The Drug War: A Civil Rights Issue

 

The California NAACP supports marijuana legalization due to racial disparities in enforcement. “A report issued by the Drug Policy Alliance to coincide with the NAACP endorsement finds that blacks in California's 25 largest counties are two to four times as likely as whites to be arrested for marijuana possession, even though survey data indicate they are no more likely to use the drug.”


Are cops racist? Not exactly:


“Police departments deploy most patrol and narcotics police to certain neighborhoods, usually designated ‘high crime.’ These are disproportionately low-income, and disproportionately African-American and Latino neighborhoods. It is in these neighborhoods where the police make most patrols, and where they stop and search the most vehicles and individuals, looking for ‘contraband’ of any type in order to make an arrest. The item that young people in any neighborhood are most likely to possess, which can get them arrested, is a small amount of marijuana. In short, the arrests are racially biased mainly because the police are systematically ‘fishing’ for arrests in only some neighborhoods, and methodically searching only some ‘fish.’ This produces what has been termed ‘racism without racists.’”
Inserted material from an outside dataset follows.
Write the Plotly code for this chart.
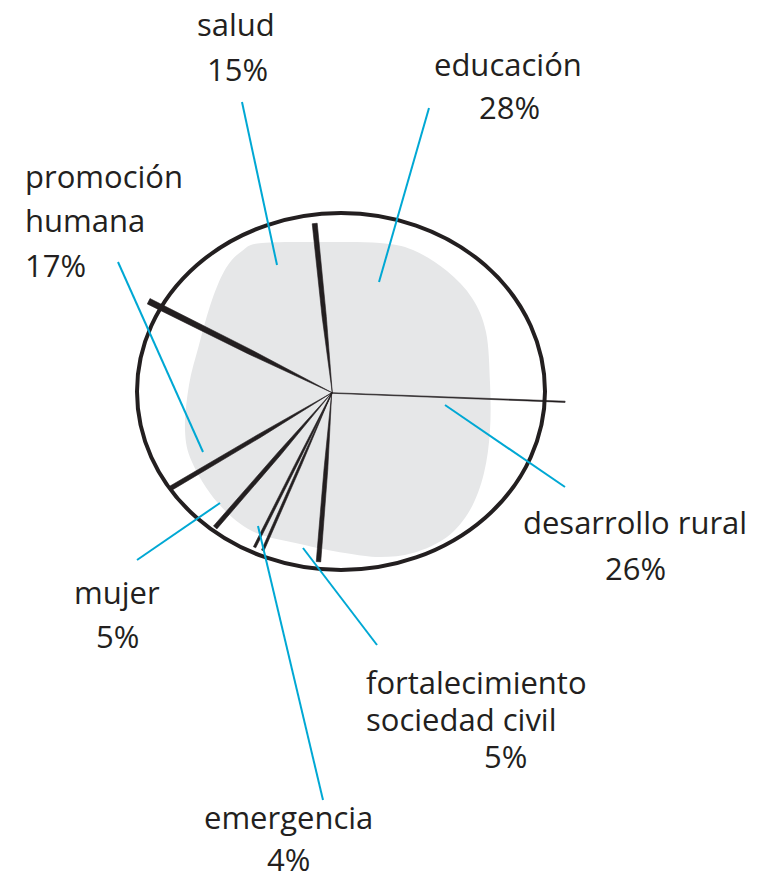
import numpy as np
import plotly.graph_objects as go

# ---------------- data ----------------
categories = ["educación", "salud", "promoción humana", "mujer", "emergencia",
              "fortalecimiento sociedad civil", "desarrollo rural"]
values = [28, 15, 17, 5, 4, 5, 26]
label_lines = [["educación"], ["salud"], ["promoción", "humana"], ["mujer"],
               ["emergencia"], ["fortalecimiento", "sociedad civil"], ["desarrollo rural"]]

# ---------------- style / layout ----------------
W, H = 773, 876
OFF = 8                                       # page body margin
CX, CY, RX, RY = 341, 391.5, 204, 178.5      # outer ellipse
HUB = (332.0, 393.0)                          # where the spokes meet
START_DEG = -3.0                              # first boundary, counter-clockwise
TEXT_COLOR = "#231f20"
LEADER_COLOR = "#00a8d4"
BLOB_COLOR = "#e6e7e8"
FONT = "Open Sans"
FS = 31

# spoke k = boundary after k slices (0 = start line)
spoke_width = [1.2, 5.0, 6.0, 4.5, 4.5, 2.6, 4.5]
spoke_reach = [1.10, 0.95, 1.07, 1.0, 0.98, 0.97, 0.96]
spoke_double = [0, 0, 0, 0, 0, 1.3, 0]       # angular split (deg) for doubled stroke

label_pos = {
    "educación": dict(lines=[(508, 75, "center")], pct=(509, 118, "center"),
                      leader=((429, 108), (379, 282))),
    "salud": dict(lines=[(236, 35, "center")], pct=(237, 80, "center"),
                  leader=((242, 102), (277, 265))),
    "promoción humana": dict(lines=[(24, 187, "left"), (24, 231, "left")], pct=(24, 276, "left"),
                             leader=((118, 262), (203, 452))),
    "mujer": dict(lines=[(117, 603, "center")], pct=(117, 647, "center"),
                  leader=((137, 560), (220, 503))),
    "emergencia": dict(lines=[(288, 828, "center")], pct=(288, 870, "center"),
                       leader=((323, 800), (258, 526))),
    "fortalecimiento sociedad civil": dict(lines=[(365, 693, "left"), (365, 730, "left")],
                                           pct=(505, 767, "center"),
                                           leader=((377, 645), (303, 548))),
    "desarrollo rural": dict(lines=[(635, 533, "center")], pct=(635, 579, "center"),
                             leader=((565, 487), (445, 405))),
}

blob_pts = [(262, 243), (330, 242), (380, 243), (413, 250), (447, 271), (472, 298), (486, 332),
            (490, 383), (490, 430), (484, 473), (470, 510), (447, 537), (413, 553), (380, 557),
            (345, 553), (300, 544), (252, 531), (217, 502), (192, 462), (185, 430), (189, 385),
            (199, 345), (212, 300), (226, 268), (242, 251)]


def smooth_closed_path(pts):
    n = len(pts)
    p = [np.array(q, float) for q in pts]
    d = f"M {p[0][0]:.1f},{p[0][1]:.1f} "
    for i in range(n):
        p0, p1, p2, p3 = p[i - 1], p[i], p[(i + 1) % n], p[(i + 2) % n]
        c1 = p1 + (p2 - p0) / 6
        c2 = p2 - (p3 - p1) / 6
        d += f"C {c1[0]:.1f},{c1[1]:.1f} {c2[0]:.1f},{c2[1]:.1f} {p2[0]:.1f},{p2[1]:.1f} "
    return d + "Z"


def spoke_polygon(t_deg, w, reach):
    t = np.radians(t_deg)
    ex = CX + reach * RX * np.cos(t)
    ey = CY - reach * RY * np.sin(t)
    hx, hy = HUB
    dx, dy = ex - hx, ey - hy
    L = np.hypot(dx, dy)
    nx, ny = -dy / L, dx / L
    mx, my = hx + dx * 0.45, hy + dy * 0.45
    xs = [hx + nx * 0.3, mx + nx * w * 0.42, ex + nx * w / 2, ex - nx * w / 2,
          mx - nx * w * 0.42, hx - nx * 0.3, hx + nx * 0.3]
    ys = [hy + ny * 0.3, my + ny * w * 0.42, ey + ny * w / 2, ey - ny * w / 2,
          my - ny * w * 0.42, hy - ny * 0.3, hy + ny * 0.3]
    return xs, ys


total = float(sum(values))
bounds = START_DEG + 360.0 * np.concatenate([[0.0], np.cumsum(values)]) / total

fig = go.Figure()
for k, ang in enumerate(bounds[:-1]):
    offs = [0.0] if spoke_double[k] == 0 else [-spoke_double[k], spoke_double[k]]
    for o in offs:
        xs, ys = spoke_polygon(ang + o, spoke_width[k], spoke_reach[k])
        fig.add_trace(go.Scatter(x=xs, y=ys, mode="lines", fill="toself",
                                 fillcolor=TEXT_COLOR, line=dict(color=TEXT_COLOR, width=0.6),
                                 hoverinfo="skip", showlegend=False))

shapes = [
    dict(type="path", path=smooth_closed_path(blob_pts), fillcolor=BLOB_COLOR,
         line=dict(width=0), layer="below", xref="x", yref="y"),
    dict(type="circle", x0=CX - RX, x1=CX + RX, y0=CY - RY, y1=CY + RY,
         line=dict(color=TEXT_COLOR, width=4), fillcolor="rgba(0,0,0,0)",
         layer="below", xref="x", yref="y"),
]

annotations = []
for cat, val, lines in zip(categories, values, label_lines):
    pos = label_pos[cat]
    (x0, y0), (x1, y1) = pos["leader"]
    shapes.append(dict(type="line", x0=x0, y0=y0, x1=x1, y1=y1, xref="x", yref="y",
                       line=dict(color=LEADER_COLOR, width=2), layer="above"))
    items = list(zip(lines, pos["lines"])) + [(f"{val}%", pos["pct"])]
    for txt, (x, base, anchor) in items:
        annotations.append(dict(x=x, y=base - 0.35 * FS, xref="x", yref="y", text=txt,
                                showarrow=False, xanchor=anchor, yanchor="middle",
                                font=dict(family=FONT, size=FS, color=TEXT_COLOR),
                                borderpad=0))

fig.update_layout(
    width=W - OFF, height=H - OFF, margin=dict(l=0, r=0, t=0, b=0),
    paper_bgcolor="white", plot_bgcolor="white", showlegend=False,
    xaxis=dict(range=[OFF, W], visible=False, fixedrange=True),
    yaxis=dict(range=[H, OFF], visible=False, fixedrange=True),
    shapes=shapes, annotations=annotations,
)
fig.write_html("out.html")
Scott Morgan states it succinctly: “If young white men were given criminal records and subjected to profiling and police harassment at the same rates as people of color, the criminal justice system would quickly come to a crashing halt. The drug war was built on a foundation of fundamental unfairness, and mitigating its catastrophic impact on communities of color requires measures far more drastic than telling police for the millionth time that there's more to their job than searching young black men all day and night.”